**WRITTEN PROBLEM**
Your task is to repeat the entries exactly. Leave the pictures out.

----- GIVEN INFORMATION -----

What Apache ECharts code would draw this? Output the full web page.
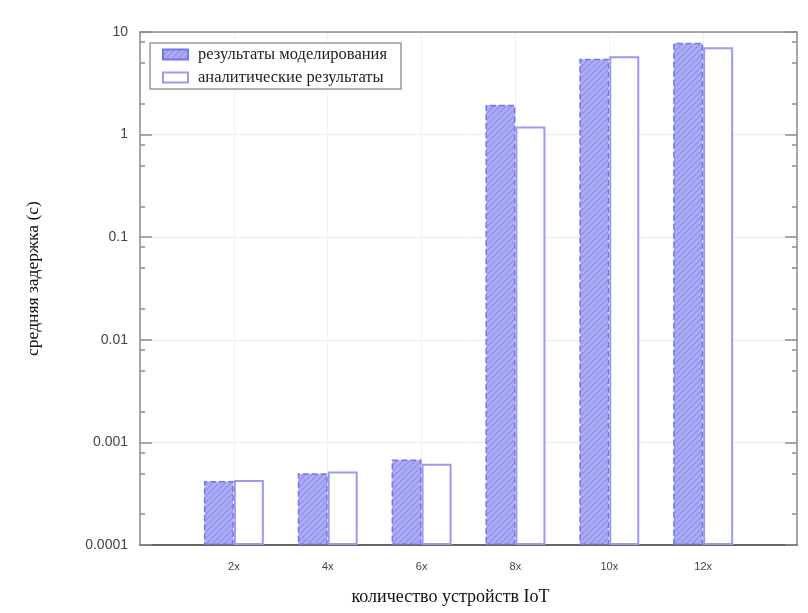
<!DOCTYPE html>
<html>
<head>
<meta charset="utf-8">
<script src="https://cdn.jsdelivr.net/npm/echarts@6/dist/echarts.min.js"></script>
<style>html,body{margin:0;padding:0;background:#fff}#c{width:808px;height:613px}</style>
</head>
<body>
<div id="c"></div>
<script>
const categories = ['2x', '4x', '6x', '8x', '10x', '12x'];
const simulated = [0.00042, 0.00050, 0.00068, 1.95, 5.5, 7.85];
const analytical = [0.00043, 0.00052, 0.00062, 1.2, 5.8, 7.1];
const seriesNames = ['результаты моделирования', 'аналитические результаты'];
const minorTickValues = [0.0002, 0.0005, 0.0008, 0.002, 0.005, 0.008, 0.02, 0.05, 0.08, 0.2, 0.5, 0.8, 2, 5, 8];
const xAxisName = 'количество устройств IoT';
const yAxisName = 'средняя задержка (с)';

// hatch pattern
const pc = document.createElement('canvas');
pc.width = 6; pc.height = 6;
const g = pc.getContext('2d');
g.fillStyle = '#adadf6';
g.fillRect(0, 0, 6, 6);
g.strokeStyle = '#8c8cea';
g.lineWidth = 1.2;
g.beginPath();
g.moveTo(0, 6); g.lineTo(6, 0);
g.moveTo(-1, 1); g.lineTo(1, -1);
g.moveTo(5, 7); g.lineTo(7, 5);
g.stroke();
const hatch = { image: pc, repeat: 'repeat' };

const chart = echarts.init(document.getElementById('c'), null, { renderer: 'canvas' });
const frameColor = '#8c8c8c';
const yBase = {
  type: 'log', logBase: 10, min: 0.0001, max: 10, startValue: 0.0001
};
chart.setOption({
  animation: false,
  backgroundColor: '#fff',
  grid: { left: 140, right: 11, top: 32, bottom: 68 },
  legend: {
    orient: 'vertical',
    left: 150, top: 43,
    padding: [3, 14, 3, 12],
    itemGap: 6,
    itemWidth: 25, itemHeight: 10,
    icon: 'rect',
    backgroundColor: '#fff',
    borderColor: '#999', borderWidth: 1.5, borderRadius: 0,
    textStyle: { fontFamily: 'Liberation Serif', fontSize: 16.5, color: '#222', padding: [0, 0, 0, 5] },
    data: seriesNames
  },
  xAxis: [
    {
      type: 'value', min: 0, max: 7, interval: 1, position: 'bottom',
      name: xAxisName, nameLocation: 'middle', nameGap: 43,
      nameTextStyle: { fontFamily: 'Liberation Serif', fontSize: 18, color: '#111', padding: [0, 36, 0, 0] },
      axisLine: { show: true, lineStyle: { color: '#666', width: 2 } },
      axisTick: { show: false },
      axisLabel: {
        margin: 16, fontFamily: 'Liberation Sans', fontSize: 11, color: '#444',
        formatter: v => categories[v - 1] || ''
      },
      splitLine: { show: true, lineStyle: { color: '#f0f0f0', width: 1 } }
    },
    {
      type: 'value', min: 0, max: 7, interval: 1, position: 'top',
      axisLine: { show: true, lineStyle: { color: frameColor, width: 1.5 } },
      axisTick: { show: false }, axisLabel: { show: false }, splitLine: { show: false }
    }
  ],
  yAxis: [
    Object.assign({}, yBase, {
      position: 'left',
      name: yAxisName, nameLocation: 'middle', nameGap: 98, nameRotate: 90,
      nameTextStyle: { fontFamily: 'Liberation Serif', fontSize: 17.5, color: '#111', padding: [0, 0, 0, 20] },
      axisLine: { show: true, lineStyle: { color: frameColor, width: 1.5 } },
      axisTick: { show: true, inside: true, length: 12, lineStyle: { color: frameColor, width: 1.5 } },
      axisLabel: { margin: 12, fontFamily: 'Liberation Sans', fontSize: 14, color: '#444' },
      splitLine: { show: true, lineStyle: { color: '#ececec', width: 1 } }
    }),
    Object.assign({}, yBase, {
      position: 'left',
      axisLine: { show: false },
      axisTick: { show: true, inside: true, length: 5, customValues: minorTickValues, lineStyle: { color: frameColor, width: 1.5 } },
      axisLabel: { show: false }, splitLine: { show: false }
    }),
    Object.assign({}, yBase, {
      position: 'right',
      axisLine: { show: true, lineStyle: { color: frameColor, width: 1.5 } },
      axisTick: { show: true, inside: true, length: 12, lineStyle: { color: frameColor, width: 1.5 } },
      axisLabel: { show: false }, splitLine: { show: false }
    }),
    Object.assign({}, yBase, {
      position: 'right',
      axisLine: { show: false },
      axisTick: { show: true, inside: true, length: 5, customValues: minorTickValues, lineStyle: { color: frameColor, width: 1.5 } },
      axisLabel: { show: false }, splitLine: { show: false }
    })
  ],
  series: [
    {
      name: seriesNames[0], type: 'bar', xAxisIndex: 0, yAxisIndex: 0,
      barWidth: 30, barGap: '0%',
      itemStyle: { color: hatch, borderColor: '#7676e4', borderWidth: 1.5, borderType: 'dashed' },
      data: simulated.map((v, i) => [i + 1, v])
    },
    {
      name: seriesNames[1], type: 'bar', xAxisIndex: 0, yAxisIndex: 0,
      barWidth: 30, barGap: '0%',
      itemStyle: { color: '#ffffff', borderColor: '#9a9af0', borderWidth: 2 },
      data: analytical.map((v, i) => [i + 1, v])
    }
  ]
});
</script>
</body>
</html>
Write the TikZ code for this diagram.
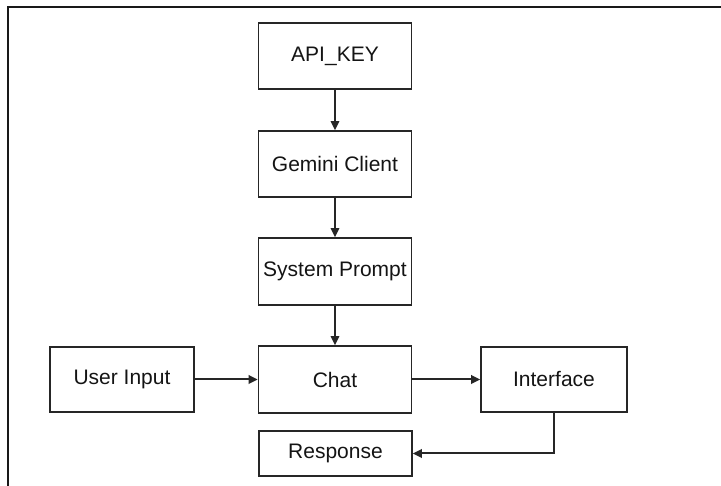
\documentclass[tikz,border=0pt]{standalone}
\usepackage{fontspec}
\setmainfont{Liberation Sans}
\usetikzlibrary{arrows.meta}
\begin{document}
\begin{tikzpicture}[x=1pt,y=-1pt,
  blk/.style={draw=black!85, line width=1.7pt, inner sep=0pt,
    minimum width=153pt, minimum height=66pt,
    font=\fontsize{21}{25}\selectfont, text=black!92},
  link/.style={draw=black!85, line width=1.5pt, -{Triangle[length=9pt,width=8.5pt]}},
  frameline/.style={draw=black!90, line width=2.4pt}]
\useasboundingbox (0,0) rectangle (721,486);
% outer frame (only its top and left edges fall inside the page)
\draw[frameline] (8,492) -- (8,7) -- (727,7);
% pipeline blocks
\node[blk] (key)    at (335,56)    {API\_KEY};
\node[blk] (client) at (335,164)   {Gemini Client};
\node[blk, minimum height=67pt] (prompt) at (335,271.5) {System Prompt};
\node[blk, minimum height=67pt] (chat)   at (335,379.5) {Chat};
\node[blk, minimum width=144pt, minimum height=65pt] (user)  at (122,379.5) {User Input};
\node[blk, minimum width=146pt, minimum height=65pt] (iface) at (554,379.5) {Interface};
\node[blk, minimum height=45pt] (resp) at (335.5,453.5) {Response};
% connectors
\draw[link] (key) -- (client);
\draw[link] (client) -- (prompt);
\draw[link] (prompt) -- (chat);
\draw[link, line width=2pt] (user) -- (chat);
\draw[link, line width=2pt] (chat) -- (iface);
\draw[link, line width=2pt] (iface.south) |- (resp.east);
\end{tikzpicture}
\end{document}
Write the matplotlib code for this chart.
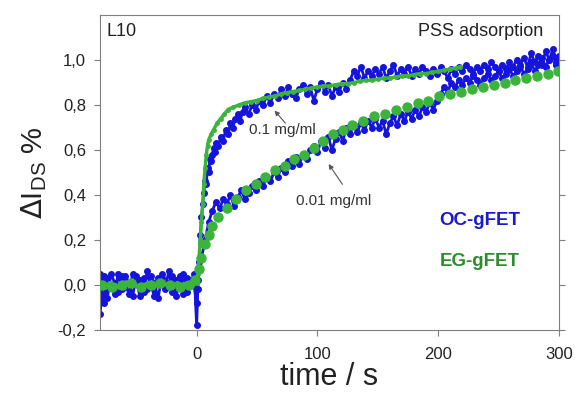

-----

**RESULT**
What Apache ECharts code would draw this? Output the full web page.
<!DOCTYPE html>
<html>
<head>
<meta charset="utf-8">
<script src="https://cdn.jsdelivr.net/npm/echarts@6/dist/echarts.min.js"></script>
<style>html,body{margin:0;padding:0;background:#fff}#c{width:808px;height:613px}</style>
</head>
<body>
<div id="c"></div>
<script>
const categories = ['2x', '4x', '6x', '8x', '10x', '12x'];
const simulated = [0.00042, 0.00050, 0.00068, 1.95, 5.5, 7.85];
const analytical = [0.00043, 0.00052, 0.00062, 1.2, 5.8, 7.1];
const seriesNames = ['результаты моделирования', 'аналитические результаты'];
const minorTickValues = [0.0002, 0.0005, 0.0008, 0.002, 0.005, 0.008, 0.02, 0.05, 0.08, 0.2, 0.5, 0.8, 2, 5, 8];
const xAxisName = 'количество устройств IoT';
const yAxisName = 'средняя задержка (с)';

// hatch pattern
const pc = document.createElement('canvas');
pc.width = 6; pc.height = 6;
const g = pc.getContext('2d');
g.fillStyle = '#adadf6';
g.fillRect(0, 0, 6, 6);
g.strokeStyle = '#8c8cea';
g.lineWidth = 1.2;
g.beginPath();
g.moveTo(0, 6); g.lineTo(6, 0);
g.moveTo(-1, 1); g.lineTo(1, -1);
g.moveTo(5, 7); g.lineTo(7, 5);
g.stroke();
const hatch = { image: pc, repeat: 'repeat' };

const chart = echarts.init(document.getElementById('c'), null, { renderer: 'canvas' });
const frameColor = '#8c8c8c';
const yBase = {
  type: 'log', logBase: 10, min: 0.0001, max: 10, startValue: 0.0001
};
chart.setOption({
  animation: false,
  backgroundColor: '#fff',
  grid: { left: 140, right: 11, top: 32, bottom: 68 },
  legend: {
    orient: 'vertical',
    left: 150, top: 43,
    padding: [3, 14, 3, 12],
    itemGap: 6,
    itemWidth: 25, itemHeight: 10,
    icon: 'rect',
    backgroundColor: '#fff',
    borderColor: '#999', borderWidth: 1.5, borderRadius: 0,
    textStyle: { fontFamily: 'Liberation Serif', fontSize: 16.5, color: '#222', padding: [0, 0, 0, 5] },
    data: seriesNames
  },
  xAxis: [
    {
      type: 'value', min: 0, max: 7, interval: 1, position: 'bottom',
      name: xAxisName, nameLocation: 'middle', nameGap: 43,
      nameTextStyle: { fontFamily: 'Liberation Serif', fontSize: 18, color: '#111', padding: [0, 36, 0, 0] },
      axisLine: { show: true, lineStyle: { color: '#666', width: 2 } },
      axisTick: { show: false },
      axisLabel: {
        margin: 16, fontFamily: 'Liberation Sans', fontSize: 11, color: '#444',
        formatter: v => categories[v - 1] || ''
      },
      splitLine: { show: true, lineStyle: { color: '#f0f0f0', width: 1 } }
    },
    {
      type: 'value', min: 0, max: 7, interval: 1, position: 'top',
      axisLine: { show: true, lineStyle: { color: frameColor, width: 1.5 } },
      axisTick: { show: false }, axisLabel: { show: false }, splitLine: { show: false }
    }
  ],
  yAxis: [
    Object.assign({}, yBase, {
      position: 'left',
      name: yAxisName, nameLocation: 'middle', nameGap: 98, nameRotate: 90,
      nameTextStyle: { fontFamily: 'Liberation Serif', fontSize: 17.5, color: '#111', padding: [0, 0, 0, 20] },
      axisLine: { show: true, lineStyle: { color: frameColor, width: 1.5 } },
      axisTick: { show: true, inside: true, length: 12, lineStyle: { color: frameColor, width: 1.5 } },
      axisLabel: { margin: 12, fontFamily: 'Liberation Sans', fontSize: 14, color: '#444' },
      splitLine: { show: true, lineStyle: { color: '#ececec', width: 1 } }
    }),
    Object.assign({}, yBase, {
      position: 'left',
      axisLine: { show: false },
      axisTick: { show: true, inside: true, length: 5, customValues: minorTickValues, lineStyle: { color: frameColor, width: 1.5 } },
      axisLabel: { show: false }, splitLine: { show: false }
    }),
    Object.assign({}, yBase, {
      position: 'right',
      axisLine: { show: true, lineStyle: { color: frameColor, width: 1.5 } },
      axisTick: { show: true, inside: true, length: 12, lineStyle: { color: frameColor, width: 1.5 } },
      axisLabel: { show: false }, splitLine: { show: false }
    }),
    Object.assign({}, yBase, {
      position: 'right',
      axisLine: { show: false },
      axisTick: { show: true, inside: true, length: 5, customValues: minorTickValues, lineStyle: { color: frameColor, width: 1.5 } },
      axisLabel: { show: false }, splitLine: { show: false }
    })
  ],
  series: [
    {
      name: seriesNames[0], type: 'bar', xAxisIndex: 0, yAxisIndex: 0,
      barWidth: 30, barGap: '0%',
      itemStyle: { color: hatch, borderColor: '#7676e4', borderWidth: 1.5, borderType: 'dashed' },
      data: simulated.map((v, i) => [i + 1, v])
    },
    {
      name: seriesNames[1], type: 'bar', xAxisIndex: 0, yAxisIndex: 0,
      barWidth: 30, barGap: '0%',
      itemStyle: { color: '#ffffff', borderColor: '#9a9af0', borderWidth: 2 },
      data: analytical.map((v, i) => [i + 1, v])
    }
  ]
});
</script>
</body>
</html>
Write the TikZ code for this diagram.
\documentclass[tikz,border=0pt]{standalone}
\usepackage{fontspec}
\setmainfont{Liberation Sans}
\usetikzlibrary{arrows.meta}
\begin{document}
\begin{tikzpicture}[x=1pt,y=-1pt,
  blk/.style={draw=black!85, line width=1.7pt, inner sep=0pt,
    minimum width=153pt, minimum height=66pt,
    font=\fontsize{21}{25}\selectfont, text=black!92},
  link/.style={draw=black!85, line width=1.5pt, -{Triangle[length=9pt,width=8.5pt]}},
  frameline/.style={draw=black!90, line width=2.4pt}]
\useasboundingbox (0,0) rectangle (721,486);
% outer frame (only its top and left edges fall inside the page)
\draw[frameline] (8,492) -- (8,7) -- (727,7);
% pipeline blocks
\node[blk] (key)    at (335,56)    {API\_KEY};
\node[blk] (client) at (335,164)   {Gemini Client};
\node[blk, minimum height=67pt] (prompt) at (335,271.5) {System Prompt};
\node[blk, minimum height=67pt] (chat)   at (335,379.5) {Chat};
\node[blk, minimum width=144pt, minimum height=65pt] (user)  at (122,379.5) {User Input};
\node[blk, minimum width=146pt, minimum height=65pt] (iface) at (554,379.5) {Interface};
\node[blk, minimum height=45pt] (resp) at (335.5,453.5) {Response};
% connectors
\draw[link] (key) -- (client);
\draw[link] (client) -- (prompt);
\draw[link] (prompt) -- (chat);
\draw[link, line width=2pt] (user) -- (chat);
\draw[link, line width=2pt] (chat) -- (iface);
\draw[link, line width=2pt] (iface.south) |- (resp.east);
\end{tikzpicture}
\end{document}
Write the matplotlib code for this chart.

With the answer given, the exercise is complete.